1. Levar protector solar com factor alto. Com temperaturas constantes entre os 25 C e os 35 C mas com uma brisa marítima forte, nem se percebe que o sol queima em Jeri.

2. Levar dinheiro trocado porque em Jeri não há bancos ou caixas multibanco (ATM). Contudo, a maioria dos sítios aceita cartões de crédito (cuidado só com as clonagens, tanto em Jeri como em Fortaleza) e, mesmo que estes nem sempre funcionem nos terminais, os habitantes locais rapidamente o tranquilizam: "Não tem problema, amanhã paga".

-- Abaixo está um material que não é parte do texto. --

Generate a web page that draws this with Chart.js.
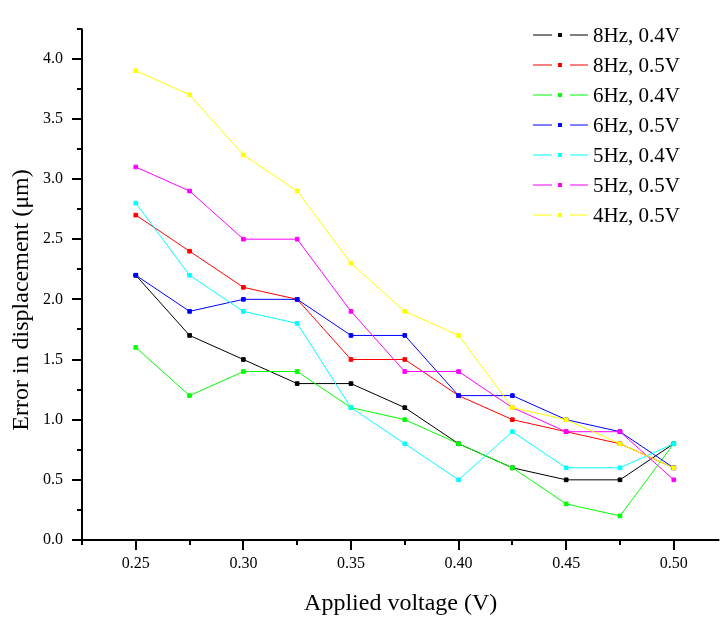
<!DOCTYPE html>
<html><head><meta charset="utf-8">
<script src="https://cdn.jsdelivr.net/npm/chart.js@4.4.0/dist/chart.umd.min.js"></script>
<style>html,body{margin:0;padding:0;background:#fff;overflow:hidden}#wrap{width:723px;height:622px;position:relative}</style>
</head><body><div id="wrap"><canvas id="c" width="723" height="622"></canvas></div>
<script>
// ---- data ----
const voltages = [0.25, 0.275, 0.30, 0.325, 0.35, 0.375, 0.40, 0.425, 0.45, 0.475, 0.50];
const err8Hz04 = [2.2, 1.7, 1.5, 1.3, 1.3, 1.1, 0.8, 0.6, 0.5, 0.5, 0.8];
const err8Hz05 = [2.7, 2.4, 2.1, 2.0, 1.5, 1.5, 1.2, 1.0, 0.9, 0.8, 0.6];
const err6Hz04 = [1.6, 1.2, 1.4, 1.4, 1.1, 1.0, 0.8, 0.6, 0.3, 0.2, 0.8];
const err6Hz05 = [2.2, 1.9, 2.0, 2.0, 1.7, 1.7, 1.2, 1.2, 1.0, 0.9, 0.6];
const err5Hz04 = [2.8, 2.2, 1.9, 1.8, 1.1, 0.8, 0.5, 0.9, 0.6, 0.6, 0.8];
const err5Hz05 = [3.1, 2.9, 2.5, 2.5, 1.9, 1.4, 1.4, 1.1, 0.9, 0.9, 0.5];
const err4Hz05 = [3.9, 3.7, 3.2, 2.9, 2.3, 1.9, 1.7, 1.1, 1.0, 0.8, 0.6];
const seriesLabels = ['8Hz, 0.4V', '8Hz, 0.5V', '6Hz, 0.4V', '6Hz, 0.5V', '5Hz, 0.4V', '5Hz, 0.5V', '4Hz, 0.5V'];
const seriesValues = [err8Hz04, err8Hz05, err6Hz04, err6Hz05, err5Hz04, err5Hz05, err4Hz05];
const seriesColors = ['#000000', '#ff0000', '#00ff00', '#0000ff', '#00ffff', '#ff00ff', '#ffff00'];
const xMajorTicks = [0.25, 0.30, 0.35, 0.40, 0.45, 0.50];
const xMinorTicks = [0.225, 0.275, 0.325, 0.375, 0.425, 0.475];
const yMajorTicks = [0.0, 0.5, 1.0, 1.5, 2.0, 2.5, 3.0, 3.5, 4.0];
const yMinorTicks = [0.25, 0.75, 1.25, 1.75, 2.25, 2.75, 3.25, 3.75, 4.25];
const xTitle = 'Applied voltage (V)';
const yTitle = 'Error in displacement (\u03bcm)';

const FONT = '"Liberation Serif", "DejaVu Serif", serif';

const datasets = seriesValues.map((vals, i) => ({
  label: seriesLabels[i],
  data: voltages.map((v, j) => ({x: v, y: vals[j]})),
  borderColor: seriesColors[i],
  backgroundColor: seriesColors[i],
  borderWidth: 1,
  pointStyle: 'rect',
  pointRadius: 2.6,
  pointBorderWidth: 1,
  pointHoverRadius: 2.6,
  tension: 0,
  order: seriesValues.length - i
}));

const axesPlugin = {
  id: 'axesPlugin',
  afterDraw(chart) {
    const ctx = chart.ctx;
    const xs = chart.scales.x, ys = chart.scales.y;
    const ca = chart.chartArea;
    ctx.save();
    ctx.strokeStyle = '#000';
    ctx.lineWidth = 2;
    ctx.beginPath();
    ctx.moveTo(ca.left, ca.top);
    ctx.lineTo(ca.left, ca.bottom);
    ctx.moveTo(ca.left - 2, ca.bottom);
    ctx.lineTo(ca.right, ca.bottom);
    ctx.stroke();
    ctx.beginPath();
    xMajorTicks.forEach(v => { const p = Math.round(xs.getPixelForValue(v)); ctx.moveTo(p, ca.bottom); ctx.lineTo(p, ca.bottom + 10); });
    xMinorTicks.forEach(v => { const p = Math.round(xs.getPixelForValue(v)); ctx.moveTo(p, ca.bottom); ctx.lineTo(p, ca.bottom + 5); });
    yMajorTicks.forEach(v => { const p = Math.round(ys.getPixelForValue(v)); ctx.moveTo(ca.left, p); ctx.lineTo(ca.left - 10, p); });
    yMinorTicks.forEach(v => { const p = Math.round(ys.getPixelForValue(v)); ctx.moveTo(ca.left, p); ctx.lineTo(ca.left - 5, p); });
    ctx.stroke();
    ctx.fillStyle = '#000';
    ctx.font = '24px ' + FONT;
    ctx.textAlign = 'center';
    ctx.textBaseline = 'middle';
    ctx.fillText(xTitle, (ca.left + ca.right) / 2, 604);
    ctx.save();
    ctx.translate(22, 300);
    ctx.rotate(-Math.PI / 2);
    ctx.fillText(yTitle, 0, 0);
    ctx.restore();
    ctx.font = '21px ' + FONT;
    ctx.textAlign = 'left';
    chart.data.datasets.forEach((ds, i) => {
      const y = 35 + 30 * i;
      ctx.strokeStyle = ds.borderColor;
      ctx.lineWidth = 1;
      ctx.beginPath();
      ctx.moveTo(533, y); ctx.lineTo(552, y);
      ctx.moveTo(570, y); ctx.lineTo(588, y);
      ctx.stroke();
      ctx.fillStyle = ds.borderColor;
      ctx.fillRect(558, y - 2, 4, 4);
      ctx.fillStyle = '#000';
      ctx.fillText(ds.label, 593, y + 1);
    });
    ctx.restore();
  }
};

new Chart(document.getElementById('c'), {
  type: 'line',
  data: { datasets },
  options: {
    responsive: false,
    devicePixelRatio: 1,
    animation: false,
    events: [],
    layout: { padding: { left: 0, right: 0, top: 9, bottom: 0 } },
    plugins: { legend: { display: false }, title: { display: false }, tooltip: { enabled: false } },
    scales: {
      x: {
        type: 'linear',
        min: 0.225, max: 0.5212,
        afterBuildTicks: s => { s.ticks = xMajorTicks.map(v => ({value: v})); },
        afterFit: s => { s.height = 82; },
        grid: { display: true, drawOnChartArea: false, drawTicks: false, color: 'rgba(0,0,0,0)' },
        border: { display: false },
        ticks: { color: '#000', padding: 14, maxRotation: 0, autoSkip: false, font: { family: FONT, size: 16 }, callback: v => v.toFixed(2) }
      },
      y: {
        type: 'linear',
        min: 0, max: 4.25,
        afterBuildTicks: s => { s.ticks = yMajorTicks.map(v => ({value: v})); },
        afterFit: s => { s.width = 82; },
        grid: { display: true, drawOnChartArea: false, drawTicks: false, color: 'rgba(0,0,0,0)' },
        border: { display: false },
        ticks: { color: '#000', padding: 19, autoSkip: false, font: { family: FONT, size: 16 }, callback: v => v.toFixed(1) }
      }
    }
  },
  plugins: [axesPlugin]
});
</script>
</body></html>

3. Levar medicamentos (o posto médico mais próximo é em Jijoca, a 30 quilómetros) e lanterna (para percorrer algumas ruas de Jeri menos iluminadas à noite).

4. Se for ficar alguma noite em Fortaleza, mais vale guardar o dinheiro para as feiras de artesanato da capital cearense, onde pode encontrar muitos produtos iguais aos de Jeri mas mais baratos.

Como ir

Além de haver vários pacotes nas agências de viagem que incluem já Jericoacoara e todos os transfers envolvidos, há voos directos da TAP para Fortaleza todos os dias, desde 500 euros. A partir de Fortaleza há várias formas de chegar a Jeri: autocarro, jipe, carro, helicóptero ou avião (até Camocim, a localidade mais próxima).

Onde ficar

A oferta em Jeri é variada e, regra geral, acessível a vários bolsos.

Entre os locais mais afamados estão a Pousada Vila Kalango e o Hotel Mosquito Blue, onde há diárias em quarto duplo desde 100 euros. Além disso, há várias pousadas mais baratas, como a Blue Jeri, onde os preços partem de 240 reais (cerca de 90 euros, ao câmbio actual). Um ponto a favor desta pousada é o pequeno jacuzzi no telhado, de onde se pode ver o sol a pôr-se no mar. No "site" www.jeri-brazil.org, há uma lista extensa da oferta em Jeri.

Onde comer

Com uma forte presença da cozinha internacional (italiana sobretudo), Jeri tem também vários restaurantes onde pode saborear os pratos típicos da gastronomia cearense e brasileira em geral, como os mariscos e a carne. O restaurante Carcará é um dos locais a não perder, com bons pratos de carne e com as moquecas de peixe e camarão, e embora seja provavelmente um dos mais caros de Jeri, o preço médio por pessoa não ultrapassa os 15 euros. Outras opções mais em conta são a Casa das Trufas, o Lo Sfi zietto ou o Forno de Lenha.